Мария Петровна обняла Ирину за плечи:
– Бедная, бедная девочка… ты ведь сама еще ребенок… Сколько тебе?
– Двадцать один скоро будет…
– Я была почти такой же, когда началась война… – задумчиво сказала Мария Петровна. – Тяжело одной, среди чужих людей, я знаю по себе. Я ведь Димочку тоже одна воспитывала, так что ведомо мне, что по чем. Так что можешь не храбриться предо мной, пожалуйся, облегчи душу. Легче станет, вот увидишь. Это ведь очень тяжело – держать все в себе. Да и для здоровья вредно. Очень важно иметь рядом человека, которому можно поплакаться. Тетка-то у тебя хорошая, жалеет тебя, помогает?
– Да, я тетю Таню очень люблю, она и с Тимурчиком возится с удовольствием, помогает мне. Это мамина сестра. Она на маму очень похожа. Но у нее двое своих детей, мне неудобно ее беспокоить, да еще и муж ее, дядя Володя, пьет сильно.
– Бедные, бедные наши женщины, сколько приходится им выносить на своих плечах! И тянут, не бросают своих мужей-алкоголиков, деток беспутных до пенсии кормят.
– Вы, наверное, на своего сына не нарадуетесь…

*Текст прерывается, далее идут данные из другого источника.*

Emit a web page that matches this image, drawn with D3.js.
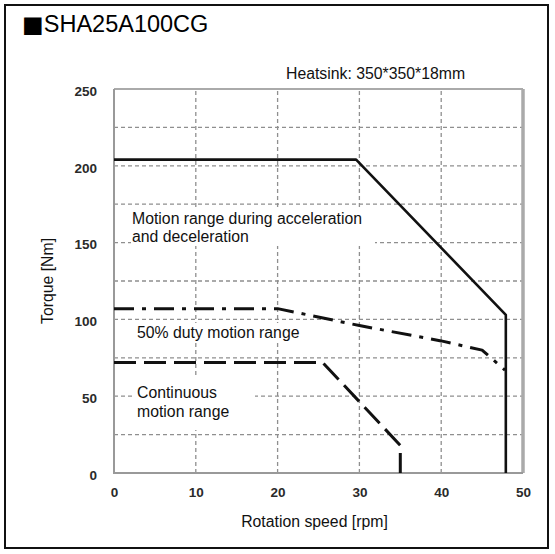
<!DOCTYPE html>
<html><head><meta charset="utf-8">
<script src="https://cdn.jsdelivr.net/npm/d3@7"></script>
<style>
html,body{margin:0;padding:0;background:#fff;}
svg{display:block;}
text{font-family:"Liberation Sans",Arial,sans-serif;}
</style></head>
<body>
<svg id="chart" width="555" height="554"></svg>
<script>
// ---- data ----
const titleMark = "■";
const title = "SHA25A100CG";
const note = "Heatsink: 350*350*18mm";
const xLabel = "Rotation speed [rpm]";
const yLabel = "Torque [Nm]";
const xTicks = [0, 10, 20, 30, 40, 50];
const yTicks = [0, 50, 100, 150, 200, 250];
const xGrid = [10, 20, 30, 40];
const yGrid = [25, 50, 75, 100, 125, 150, 175, 200, 225];

// acceleration/deceleration range (solid)
const accelSpeed  = [0, 29.6, 47.9, 47.9];
const accelTorque = [204, 204, 103, 0];
// 50% duty range (dash-dot)
const dutySpeed  = [0, 20, 30, 40, 45, 47.8];
const dutyTorque = [107, 107, 96, 86, 80, 67];
// continuous range (dashed)
const contSpeed  = [0, 25.5, 35, 35];
const contTorque = [72, 72, 18, 0];

const regionLabels = [
  ["Motion range during acceleration", "and deceleration"],
  ["50% duty motion range"],
  ["Continuous", "motion range"]
];

// ---- drawing ----
const svg = d3.select("#chart");
const x = d3.scaleLinear().domain([0, 50]).range([114, 523]);
const y = d3.scaleLinear().domain([0, 250]).range([473, 89]);

// outer frame
svg.append("rect").attr("x", 5).attr("y", 5).attr("width", 543).attr("height", 543)
  .attr("fill", "#fff").attr("stroke", "#111").attr("stroke-width", 2);

// title
const tt = svg.append("text").attr("x", 22).attr("y", 32).attr("font-size", 23.5).attr("fill", "#000");
tt.append("tspan").attr("font-size", 36).attr("dy", 4.5).text(titleMark);
tt.append("tspan").attr("font-size", 23.5).attr("dy", -4.5).text(title);
svg.append("text").attr("x", 286).attr("y", 79).attr("font-size", 15.8).attr("fill", "#111").text(note);

// grid
const gridColor = "#8f8f8f";
svg.append("g").selectAll("line").data(yGrid).join("line")
  .attr("x1", x(0)).attr("x2", x(50)).attr("y1", d => y(d)).attr("y2", d => y(d))
  .attr("stroke", gridColor).attr("stroke-width", 1.3).attr("stroke-dasharray", "4,3");
svg.append("g").selectAll("line").data(xGrid).join("line")
  .attr("y1", y(0)).attr("y2", y(250)).attr("x1", d => x(d)).attr("x2", d => x(d))
  .attr("stroke", gridColor).attr("stroke-width", 1.3).attr("stroke-dasharray", "4,3");

// white label boxes
const boxes = [
  {x: 131, y: 207, w: 244, h: 39},
  {x: 133, y: 323, w: 175, h: 20},
  {x: 135, y: 377, w: 120, h: 53}
];
svg.append("g").selectAll("rect").data(boxes).join("rect")
  .attr("x", d => d.x).attr("y", d => d.y).attr("width", d => d.w).attr("height", d => d.h)
  .attr("fill", "#fff");

// plot frame
svg.append("path")
  .attr("d", `M${x(0)},${y(250)}H${x(50)}`)
  .attr("stroke", "#aaa").attr("stroke-width", 2).attr("fill", "none");
svg.append("path")
  .attr("d", `M${x(50)},${y(250)}V${y(0)}`)
  .attr("stroke", "#aaa").attr("stroke-width", 3.5).attr("fill", "none");
svg.append("path")
  .attr("d", `M${x(0)},${y(250)}V${y(0)}H${x(50)}`)
  .attr("stroke", "#999").attr("stroke-width", 2).attr("fill", "none");

// region labels
const labelPos = [{x: 132, y: 223.5}, {x: 137, y: 338}, {x: 137, y: 398}];
regionLabels.forEach((lines, i) => {
  const t = svg.append("text").attr("font-size", 15.8).attr("fill", "#111");
  lines.forEach((s, j) => {
    t.append("tspan").attr("x", labelPos[i].x).attr("y", labelPos[i].y + j * 18.5).text(s);
  });
});

// curves
const line = d3.line().x(d => x(d[0])).y(d => y(d[1]));
const series = [
  {sx: accelSpeed, sy: accelTorque, dash: null, w: 2.6},
  {sx: dutySpeed, sy: dutyTorque, dash: "20,8,4,8", w: 3},
  {sx: contSpeed, sy: contTorque, dash: "22,8", w: 3}
];
series.forEach(s => {
  svg.append("path").datum(s.sx.map((v, i) => [v, s.sy[i]]))
    .attr("d", line).attr("fill", "none").attr("stroke", "#111")
    .attr("stroke-width", s.w).attr("stroke-dasharray", s.dash)
    .attr("stroke-linejoin", "round");
});

// axes (labels only)
const xAxis = svg.append("g").attr("transform", `translate(0,${y(0) + 14})`)
  .call(d3.axisBottom(x).tickValues(xTicks).tickSize(0).tickPadding(0));
const yAxis = svg.append("g").attr("transform", `translate(${x(0) - 17},2)`)
  .call(d3.axisLeft(y).tickValues(yTicks).tickSize(0).tickPadding(0));
[xAxis, yAxis].forEach(a => {
  a.select(".domain").remove();
  a.selectAll("text").attr("font-family", "DejaVu Sans").attr("font-weight", "bold")
    .attr("font-size", 13.5).attr("fill", "#2a2a2a");
});

// axis titles
svg.append("text").attr("x", (x(0) + x(50)) / 2 - 4).attr("y", 527).attr("text-anchor", "middle")
  .attr("font-size", 15.8).attr("fill", "#111").text(xLabel);
svg.append("text").attr("transform", `translate(53,${(y(0) + y(250)) / 2}) rotate(-90)`)
  .attr("text-anchor", "middle").attr("font-size", 15.8).attr("fill", "#111").text(yLabel);
</script>
</body></html>
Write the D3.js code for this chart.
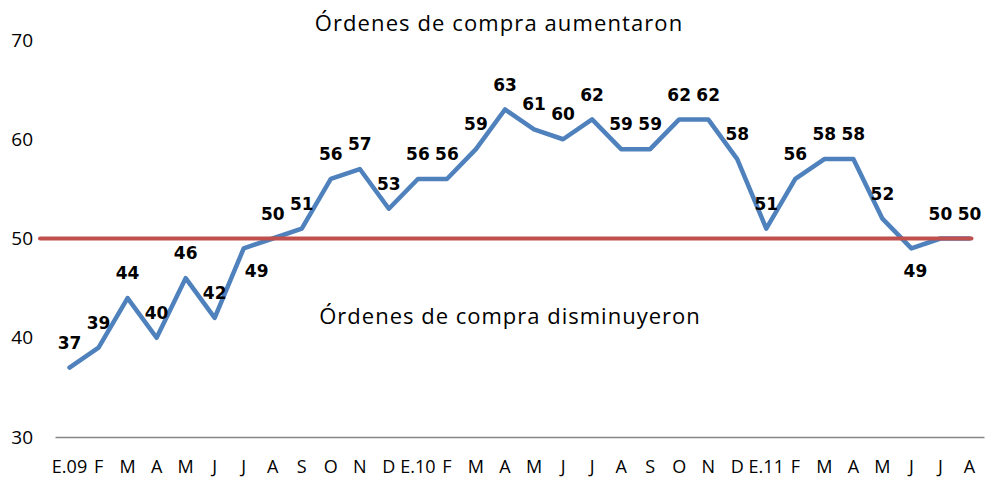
<!DOCTYPE html>
<html><head><meta charset="utf-8">
<script src="https://cdn.jsdelivr.net/npm/d3@7"></script>
<style>body{margin:0;background:#fff} svg{display:block}</style>
</head><body><svg id="c" width="987" height="480"></svg>
<script>
const categories = ["E.09","F","M","A","M","J","J","A","S","O","N","D","E.10","F","M","A","M","J","J","A","S","O","N","D","E.11","F","M","A","M","J","J","A"];
const values = [37,39,44,40,46,42,49,50,51,56,57,53,56,56,59,63,61,60,62,59,59,62,62,58,51,56,58,58,52,49,50,50];
const yTicks = [30,40,50,60,70];
const threshold = 50;
const labelBelow = [6, 29];
const topNote = "Órdenes de compra aumentaron";
const bottomNote = "Órdenes de compra disminuyeron";

const svg = d3.select("#c");
const x = d3.scaleBand().domain(d3.range(categories.length)).range([55, 984]).padding(0);
const cx = i => x(i) + x.bandwidth() / 2;
const y = d3.scaleLinear().domain([30, 70]).range([437, 40]);
const axisFont = "'Open Sans', sans-serif";

// y axis
const ya = svg.append("g").attr("transform", "translate(55,0)")
  .call(d3.axisLeft(y).tickValues(yTicks).tickSize(0).tickPadding(22));
ya.select(".domain").remove();
ya.selectAll("text").attr("font-family", axisFont).attr("font-size", 19).attr("fill", "#000");

// x axis
const xa = svg.append("g").attr("transform", "translate(0,437)")
  .call(d3.axisBottom(x).tickFormat(i => categories[i]).tickSize(0).tickSizeOuter(0).tickPadding(23));
xa.select(".domain").attr("stroke", "#868686").attr("stroke-width", 1.5);
xa.selectAll("text").attr("font-family", axisFont).attr("font-size", 18).attr("fill", "#000");

// series line
const line = d3.line().x((d, i) => cx(i)).y(d => y(d));
svg.append("path").datum(values).attr("d", line)
  .attr("fill", "none").attr("stroke", "#4F81BD").attr("stroke-width", 4.5)
  .attr("stroke-linejoin", "round").attr("stroke-linecap", "round");

// threshold line
svg.append("line")
  .attr("x1", x.range()[0] - 15).attr("x2", cx(categories.length - 1) + 2)
  .attr("y1", y(threshold)).attr("y2", y(threshold))
  .attr("stroke", "#C0504D").attr("stroke-width", 4).attr("stroke-linecap", "round");

// data labels
svg.append("g").selectAll("text").data(values).join("text")
  .attr("x", (d, i) => cx(i) + (labelBelow.includes(i) ? (i < 10 ? 13 : 4) : 0))
  .attr("y", (d, i) => y(d) + (labelBelow.includes(i) ? 22 : -25))
  .attr("dy", "0.36em")
  .attr("text-anchor", "middle")
  .attr("font-family", "'DejaVu Sans', Verdana, sans-serif")
  .attr("font-weight", "bold").attr("font-size", 17).attr("fill", "#000")
  .text(d => d);

// annotations
svg.append("text").attr("x", 499).attr("y", 31).attr("text-anchor", "middle")
  .attr("font-family", axisFont).attr("font-size", 22).attr("letter-spacing", 1.1)
  .attr("fill", "#000").text(topNote);
svg.append("text").attr("x", 510).attr("y", 324).attr("text-anchor", "middle")
  .attr("font-family", axisFont).attr("font-size", 22).attr("letter-spacing", 1.0)
  .attr("fill", "#000").text(bottomNote);
</script></body></html>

– Конечно, это моя гордость, моя жизнь. Но такая доля, видать, у матерей – как ни больно, но когда-то наступает время, когда приходится рвать по живому. Ты вложила в него все самое лучшее, воспитала, дала образование – а пользуется всем этим другая женщина. Ты с годами поймешь, что такое материнская ревность. Ты ведь когда-нибудь тоже будешь свекровью. Поэтому не хорони себя заживо даже под благородным девизом «посвятить жизнь ребенку»…
– Но ведь вы…
– Я поэтому тебе и говорю, что сама знаю, как это нелегко, быть одной. Но… у меня совсем другой случай. Скажи, ты любишь или любила отца своего мальчика?
Ирина не понимала, как это с совершенно незнакомой всего час назад женщиной она сидит вот так запросто на скамеечке и делится самым сокровенным. Никогда раньше с ней такого не бывало. Даже с любимой тетей Таней они не касались столь деликатных тем. А тут вдруг какая-то соседка с тяпкой, которой ужасно хочется излить свою обиду, свою боль, как самому близкому и дорогому человеку. Может, в ней действительно что-то колдовское, цыганское, которое привораживает к себе?
Ирина и не заметила, как Тимурчик, тихо примостившись у нее на коленках, заснул, тихо посапывая ей в плечо. Но домой ей идти не хотелось – так хорошо и уютно с этой доброй женщиной, так хотелось и дальше слушать ее мягкий голос, делиться своими проблемами.